* START *

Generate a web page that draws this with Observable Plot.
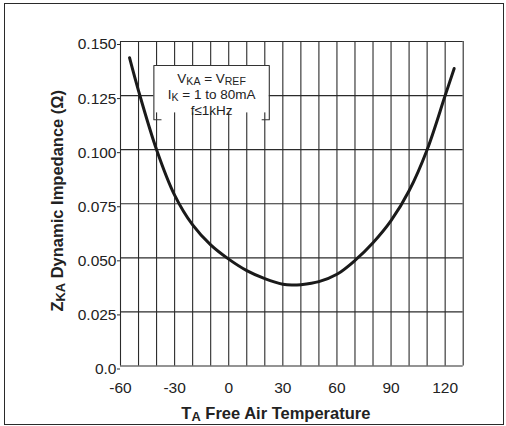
<!DOCTYPE html>
<html><head><meta charset="utf-8">
<script src="https://cdn.jsdelivr.net/npm/d3@7"></script>
<script src="https://cdn.jsdelivr.net/npm/@observablehq/plot@0.6"></script>
<style>
body{margin:0;background:#fff;}
#wrap{position:relative;width:506px;height:426px;overflow:hidden;}
#border{position:absolute;left:4px;top:3px;width:498px;height:420px;border:1.5px solid #2a2a2a;pointer-events:none;}
</style></head><body>
<div id="wrap"><div id="chart"></div><div id="border"></div></div>
<script>
// Curve: Z_KA dynamic impedance vs free-air temperature
const temperature = [-55, -50, -40, -30, -20, -10, 0, 10, 20, 30, 35, 40, 50, 60, 70, 80, 90, 100, 110, 120, 125];
const impedance   = [0.1425, 0.1272, 0.1000, 0.0790, 0.0652, 0.0560, 0.0494, 0.0441, 0.0404, 0.0378, 0.0374, 0.0376, 0.0390, 0.0424, 0.0488, 0.0570, 0.0672, 0.0810, 0.1000, 0.1250, 0.1375];

const xTicks = [-60, -30, 0, 30, 60, 90, 120];
const xGrid  = [-60, -50, -40, -30, -20, -10, 0, 10, 20, 30, 40, 50, 60, 70, 80, 90, 100, 110, 120, 130];
const yTicks = [0, 0.025, 0.05, 0.075, 0.1, 0.125, 0.15];

const xLabel = "T_{A} Free Air Temperature";
const yLabel = "Z_{KA} Dynamic Impedance (Ω)";
const noteLines = ["V_{KA} = V_{REF}", "I_{K} = 1 to 80mA", "f≤1kHz"];

// layout of the annotation box (data units)
const noteBox = {x1: -41.5, x2: 22.5, yTop: 0.1389, yFill: 0.117, yFoot: 0.1138, foot: 4};

const curve = temperature.map((t, i) => ({t, z: impedance[i]}));
const boxPath = [
  [noteBox.x1 + noteBox.foot, noteBox.yFoot], [noteBox.x1, noteBox.yFoot], [noteBox.x1, noteBox.yTop],
  [noteBox.x2, noteBox.yTop], [noteBox.x2, noteBox.yFoot], [noteBox.x2 - noteBox.foot, noteBox.yFoot]
];
const noteX = (noteBox.x1 + noteBox.x2) / 2;
const noteDy = [13.5, 29.5, 45];

const ink = "#222";
const chart = Plot.plot({
  width: 506, height: 426,
  marginLeft: 120, marginRight: 43.3, marginTop: 41, marginBottom: 60.5,
  style: {fontFamily: "'Liberation Sans', Arial, sans-serif", color: ink, background: "transparent"},
  x: {domain: [-60, 130]},
  y: {domain: [0, 0.15]},
  marks: [
    Plot.ruleX(xGrid, {stroke: "#2b2b2b", strokeWidth: 1.1}),
    Plot.ruleY(yTicks, {stroke: "#2b2b2b", strokeWidth: 1.1}),
    Plot.rect([noteBox], {x1: "x1", x2: "x2", y1: "yFill", y2: "yTop", fill: "white"}),
    Plot.line(boxPath, {x: d => d[0], y: d => d[1], stroke: "#333", strokeWidth: 1.1, curve: "linear"}),
    Plot.line(curve, {x: "t", y: "z", stroke: "#1a1a1a", strokeWidth: 3, curve: "catmull-rom"}),
    Plot.axisY(yTicks, {tickSize: 3, tickPadding: 1, dy: 3, fontSize: 15.5, label: null,
      tickFormat: d => d === 0 ? "0.0" : d.toFixed(3), stroke: "#2b2b2b"}),
    Plot.axisX(xTicks, {tickSize: 0, tickPadding: 16, fontSize: 15.5, label: null,
      tickFormat: d => String(d)}),
    ...noteLines.map((s, i) => Plot.text([s], {x: () => noteX, y: () => noteBox.yTop, text: d => d,
      dy: noteDy[i], fontSize: 13.5, fill: ink})),
    Plot.text([xLabel], {frameAnchor: "bottom", textAnchor: "middle", lineAnchor: "middle", text: d => d,
      dx: -16, dy: 47.5, fontSize: 16.5, fontWeight: "bold", fill: ink}),
    Plot.text([yLabel], {frameAnchor: "left", textAnchor: "middle", lineAnchor: "middle", text: d => d,
      dx: -63, dy: -3, rotate: -90, fontSize: 16.5, fontWeight: "bold", fill: ink})
  ]
});

// turn "_{...}" markup into subscript tspans
function richify(svg) {
  d3.select(svg).selectAll("text").each(function () {
    const t = this.textContent;
    if (!t.includes("_{")) return;
    const el = d3.select(this);
    el.text(null);
    const re = /_\{([^}]*)\}/g;
    let last = 0, m;
    const parts = [];
    while ((m = re.exec(t))) {
      if (m.index > last) parts.push([t.slice(last, m.index), false]);
      parts.push([m[1], true]);
      last = re.lastIndex;
    }
    if (last < t.length) parts.push([t.slice(last), false]);
    const fs = parseFloat(getComputedStyle(this).fontSize) || 14;
    const shift = fs * 0.12;
    let down = false;
    for (const [s, sub] of parts) {
      const ts = el.append("tspan").text(s);
      if (sub) {
        ts.attr("font-size", (fs * 0.78) + "px");
        if (!down) { ts.attr("dy", shift); down = true; }
      } else if (down) {
        ts.attr("dy", -shift); down = false;
      }
    }
  });
}
document.getElementById("chart").appendChild(chart);
richify(chart);
</script>
</body></html>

* END *

The request - Make an exact copy of the lines from the top of the material through the line with "const noteDy = [13.5, 29.5, 45];", pictures excluded.

Task answer -
Generate a web page that draws this with Observable Plot.
<!DOCTYPE html>
<html><head><meta charset="utf-8">
<script src="https://cdn.jsdelivr.net/npm/d3@7"></script>
<script src="https://cdn.jsdelivr.net/npm/@observablehq/plot@0.6"></script>
<style>
body{margin:0;background:#fff;}
#wrap{position:relative;width:506px;height:426px;overflow:hidden;}
#border{position:absolute;left:4px;top:3px;width:498px;height:420px;border:1.5px solid #2a2a2a;pointer-events:none;}
</style></head><body>
<div id="wrap"><div id="chart"></div><div id="border"></div></div>
<script>
// Curve: Z_KA dynamic impedance vs free-air temperature
const temperature = [-55, -50, -40, -30, -20, -10, 0, 10, 20, 30, 35, 40, 50, 60, 70, 80, 90, 100, 110, 120, 125];
const impedance   = [0.1425, 0.1272, 0.1000, 0.0790, 0.0652, 0.0560, 0.0494, 0.0441, 0.0404, 0.0378, 0.0374, 0.0376, 0.0390, 0.0424, 0.0488, 0.0570, 0.0672, 0.0810, 0.1000, 0.1250, 0.1375];

const xTicks = [-60, -30, 0, 30, 60, 90, 120];
const xGrid  = [-60, -50, -40, -30, -20, -10, 0, 10, 20, 30, 40, 50, 60, 70, 80, 90, 100, 110, 120, 130];
const yTicks = [0, 0.025, 0.05, 0.075, 0.1, 0.125, 0.15];

const xLabel = "T_{A} Free Air Temperature";
const yLabel = "Z_{KA} Dynamic Impedance (Ω)";
const noteLines = ["V_{KA} = V_{REF}", "I_{K} = 1 to 80mA", "f≤1kHz"];

// layout of the annotation box (data units)
const noteBox = {x1: -41.5, x2: 22.5, yTop: 0.1389, yFill: 0.117, yFoot: 0.1138, foot: 4};

const curve = temperature.map((t, i) => ({t, z: impedance[i]}));
const boxPath = [
  [noteBox.x1 + noteBox.foot, noteBox.yFoot], [noteBox.x1, noteBox.yFoot], [noteBox.x1, noteBox.yTop],
  [noteBox.x2, noteBox.yTop], [noteBox.x2, noteBox.yFoot], [noteBox.x2 - noteBox.foot, noteBox.yFoot]
];
const noteX = (noteBox.x1 + noteBox.x2) / 2;
const noteDy = [13.5, 29.5, 45];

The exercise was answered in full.